Following is an interview with John Messara from the International Thoroughbred (Issue 04) by Sally Duckett.
1. Many of your stallions have received some of the largest reductions in fees – do you feel that such large falls were necessary?
Yes, we are in the worst economic downturn since I’ve been alive, and most asset classes have suffered significant reduction in value. At Arrowfield, we are keen to ensure that breeders stay in the business, because they can continue to breed for profit. One of the factors in all this, is the stallion service fee. Accordingly we took the scalpel to our prices and made them attractive to our customers, even in the current economic environment.
2. Even for a stallion such as Redoute’s Choice?
Redoute’s is arguably one of the best stallions in the world. He is perhaps the most successful active sire of the Northern Dancer line. Nevertheless, we treated him like the others, such that commercial breeders could justify going to him and we could maintain the impetus of his breeding career.
3. Is there an argument to say the stallions were over-priced previously? How busy have your stallions been with their bookings?
Prices of stallion service fees are established by the good old supply and demand curves. Last year, prices did not deter breeders, on the other hand those prices do look expensive in today’s environment.
Our fee reductions were early and sharp and we have been well rewarded with decent bookings for pretty well all our stallions. These days it’s always a little difficult for stallions in their 3rd or 4th seasons, but even so I am pleased to say that we are ahead of where we were last year at the same
4. Would you discount your fees again if necessary – either as a formal announced reduction as in the US or are you happy to negotiate with mare owners?
We are always prepared to move with the market as we have done this year however we don’t anticipate any situations in the short term that would require further discounts on our fees. We are strict on our pricing policy because we take a lot of care in setting the fees and our clients understand our policy in this regard.
5. Will you limit book sizes? How many big a book size will you aim for young sires such as Charge Forward and Not A Single Doubt? What about Redoute’s Choice?
To some extent, the economy will take care of book sizes. Generally our larger books will be around the 150 mare mark. We limit Charge Forward to around 100 mares, while Not A Single Doubt will cover a number closer to 150 mares. We expect a book of around 150 for Redoute’s Choice although there are always latecomers with mares that somehow creep into the book.

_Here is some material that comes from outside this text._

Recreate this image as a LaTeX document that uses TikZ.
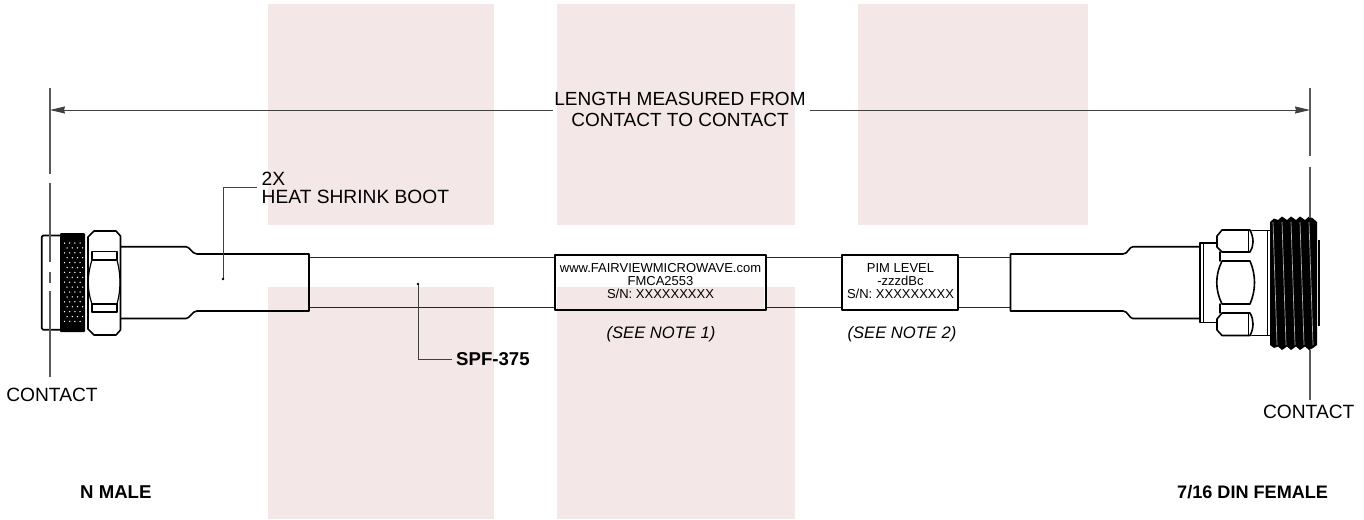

6. Are Australian breeders remaining positive? Are they altering their covering plans for mares – covering fewer mares, going for lower level stallions than previously?
Australians are generally positive by nature and Australian breeders are also a positive group as a whole. I have not noted much of a change in their breeding patterns this year, but we have made it a little easier for them with our significant fee reduction.

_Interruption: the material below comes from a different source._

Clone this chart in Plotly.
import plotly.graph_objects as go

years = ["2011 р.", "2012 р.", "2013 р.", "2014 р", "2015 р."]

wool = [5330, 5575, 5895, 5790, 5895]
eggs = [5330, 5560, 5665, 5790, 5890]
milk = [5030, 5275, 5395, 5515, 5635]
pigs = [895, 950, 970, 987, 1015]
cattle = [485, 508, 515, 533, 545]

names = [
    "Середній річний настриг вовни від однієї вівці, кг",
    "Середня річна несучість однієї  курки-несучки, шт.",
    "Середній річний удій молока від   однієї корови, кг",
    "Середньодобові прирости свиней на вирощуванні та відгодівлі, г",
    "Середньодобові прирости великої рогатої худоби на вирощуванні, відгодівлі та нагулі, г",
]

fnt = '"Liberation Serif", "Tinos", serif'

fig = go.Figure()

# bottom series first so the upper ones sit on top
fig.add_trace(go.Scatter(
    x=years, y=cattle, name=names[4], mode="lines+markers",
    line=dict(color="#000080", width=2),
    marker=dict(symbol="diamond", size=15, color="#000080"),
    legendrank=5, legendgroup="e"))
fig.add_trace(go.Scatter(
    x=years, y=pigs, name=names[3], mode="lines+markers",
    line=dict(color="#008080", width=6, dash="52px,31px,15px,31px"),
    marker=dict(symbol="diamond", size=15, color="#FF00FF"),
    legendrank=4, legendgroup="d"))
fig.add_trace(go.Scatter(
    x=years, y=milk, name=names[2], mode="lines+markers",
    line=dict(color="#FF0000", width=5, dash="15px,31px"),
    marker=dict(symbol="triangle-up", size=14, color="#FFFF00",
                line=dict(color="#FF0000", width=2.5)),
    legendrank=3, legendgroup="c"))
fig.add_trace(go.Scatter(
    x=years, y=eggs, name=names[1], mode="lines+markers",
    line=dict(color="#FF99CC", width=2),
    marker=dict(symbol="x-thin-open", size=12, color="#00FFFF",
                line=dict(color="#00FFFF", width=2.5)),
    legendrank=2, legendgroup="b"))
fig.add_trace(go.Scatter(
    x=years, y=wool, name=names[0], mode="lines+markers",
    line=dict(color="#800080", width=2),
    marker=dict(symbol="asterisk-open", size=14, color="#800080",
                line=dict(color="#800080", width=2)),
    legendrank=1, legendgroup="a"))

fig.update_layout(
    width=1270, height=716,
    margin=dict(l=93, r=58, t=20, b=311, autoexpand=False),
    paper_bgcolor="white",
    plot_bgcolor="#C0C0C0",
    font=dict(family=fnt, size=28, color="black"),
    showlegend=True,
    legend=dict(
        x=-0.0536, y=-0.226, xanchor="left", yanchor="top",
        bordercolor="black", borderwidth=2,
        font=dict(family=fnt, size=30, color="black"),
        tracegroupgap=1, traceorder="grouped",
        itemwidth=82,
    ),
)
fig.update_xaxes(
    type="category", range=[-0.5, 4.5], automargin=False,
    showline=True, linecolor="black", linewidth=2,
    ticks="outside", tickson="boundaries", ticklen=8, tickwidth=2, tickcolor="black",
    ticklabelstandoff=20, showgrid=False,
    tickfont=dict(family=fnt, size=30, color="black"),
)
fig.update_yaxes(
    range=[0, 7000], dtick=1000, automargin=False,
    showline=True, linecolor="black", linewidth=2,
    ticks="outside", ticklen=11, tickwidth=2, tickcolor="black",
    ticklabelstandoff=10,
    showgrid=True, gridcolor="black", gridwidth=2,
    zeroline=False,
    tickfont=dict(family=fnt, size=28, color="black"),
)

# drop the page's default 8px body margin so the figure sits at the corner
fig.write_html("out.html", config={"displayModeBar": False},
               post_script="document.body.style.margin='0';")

7. Some of the Australian yearling sales still had great clearance rates this spring – were vendors very realistic? How do you feel demand was at the sales? How quickly do you think things will bounce back again – both in the bloodstock industry and the wider economy?

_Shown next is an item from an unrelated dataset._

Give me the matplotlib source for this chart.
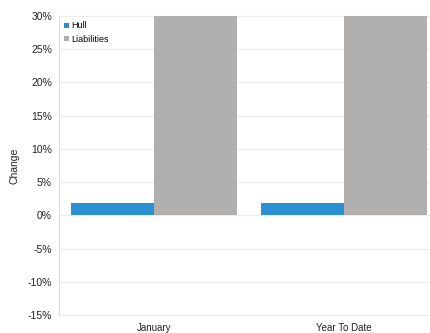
import numpy as np
import matplotlib.pyplot as plt
from matplotlib.ticker import FuncFormatter

plt.rcParams['font.family'] = ['Liberation Sans', 'DejaVu Sans']

categories = ['January', 'Year To Date']
hull = [1.8, 1.8]
liabilities = [38.0, 38.0]

fig = plt.figure(figsize=(4.3, 3.33), dpi=100)
# right edge runs past the figure, so the last bar sits on the border
ax = fig.add_axes([59 / 430, 1 - 315 / 333, 380 / 430, 299 / 333])

x = np.arange(len(categories))
w = 0.435
ax.bar(x - w / 2, hull, w, color='#2b8fd3', label='Hull', zorder=3)
ax.bar(x + w / 2, liabilities, w, color='#b2afaf', label='Liabilities', zorder=3)

ax.set_xlim(-0.5, 1.5)
ax.set_ylim(-15, 30)
ax.set_yticks(np.arange(-15, 31, 5))
ax.yaxis.set_major_formatter(FuncFormatter(lambda v, p: f'{v:.0f}%'))
ax.set_xticks(x)
ax.set_xticklabels(categories)

ax.grid(axis='y', color='#ececec', linewidth=0.8, zorder=0)
for line in ax.get_ygridlines():
    line.set_clip_on(False)
for s in ['top', 'right', 'bottom']:
    ax.spines[s].set_visible(False)
ax.spines['left'].set_color('#dcdcdc')
ax.spines['left'].set_linewidth(0.8)
ax.tick_params(axis='y', length=0, labelsize=7.5, pad=5, colors='#222222')
ax.tick_params(axis='x', length=0, labelsize=7, pad=6, colors='#222222')
ax.set_ylabel('Change', fontsize=7.5, color='#222222', labelpad=6)

ax.legend(loc='upper left', fontsize=6.5, frameon=False, handlelength=0.55,
          handleheight=0.55, handletextpad=0.25, labelspacing=0.5,
          borderaxespad=0.2, bbox_to_anchor=(0.0, 1.0))

fig.savefig('out.png', dpi=100)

Generally, yes, I think vendors were realistic, although I understand some vendors had to buyback into part of their yearlings to get them away. One analyst recently estimated that the clearance in “real terms” was closer to 65% than to the official figure. Having said that, overall the Australian sales seem to have done better than most of their international counterparts.
Demand was better than we expected at the sales, with some previous domestic buyers finding that the market had returned to within their range. As always the foreign bench was a major contributor. I think it will take some time for the bigger individual local players to return to the market. They’ve been our biggest losers here in wealth terms during this global downtown and they will feel constrained from re entering the horse market in a significant way until they have recouped some of that wealth. This may take some time.
As for the economy and stockmarket etc, I think we’re enjoying a bit of respite now, because the Armageddon possibility seems to have evaporated and it will now turn into a medium term “workout” for the private and public sectors. But it’s too early to become enthusiastic.
8. Where is the Australian bloodstock industry within the global bloodstock industry?
I believe that the Australian Bloodstock Industry has come of age. The world sees us as genuine players within the international sphere; this is a far cry from where we were only 20 years ago. The arrival here of some of the world’s most influential owners and breeders is evidence of that.
I think we can build on it now, as two way trade in bloodstock develops and the success of the Australian bred horses continues worldwide.
I think we are particularly well placed in Australia, to take advantage of any change in policy by the Central Committee in China on the issue of racing and wagering, if that were to come at some stage in the future.
9. There have been some divergent views after Sheikh Mohammed’s decision to take nine horses from Australia to join Godolphin…..
Only those that look inwardly and cannot unshackle themselves from the 1950’s mentality can’t see the huge benefits that flow to the whole industry from the position taken by Sheikh Mohammed in Australia. The export of a handful of Australian bred horses for racing in Dubai and Europe as 4YO’s is a real plus for us. It’s a further step in the internationalisation of our industry. I felt so strongly about this that I issued a personal media statement on the subject.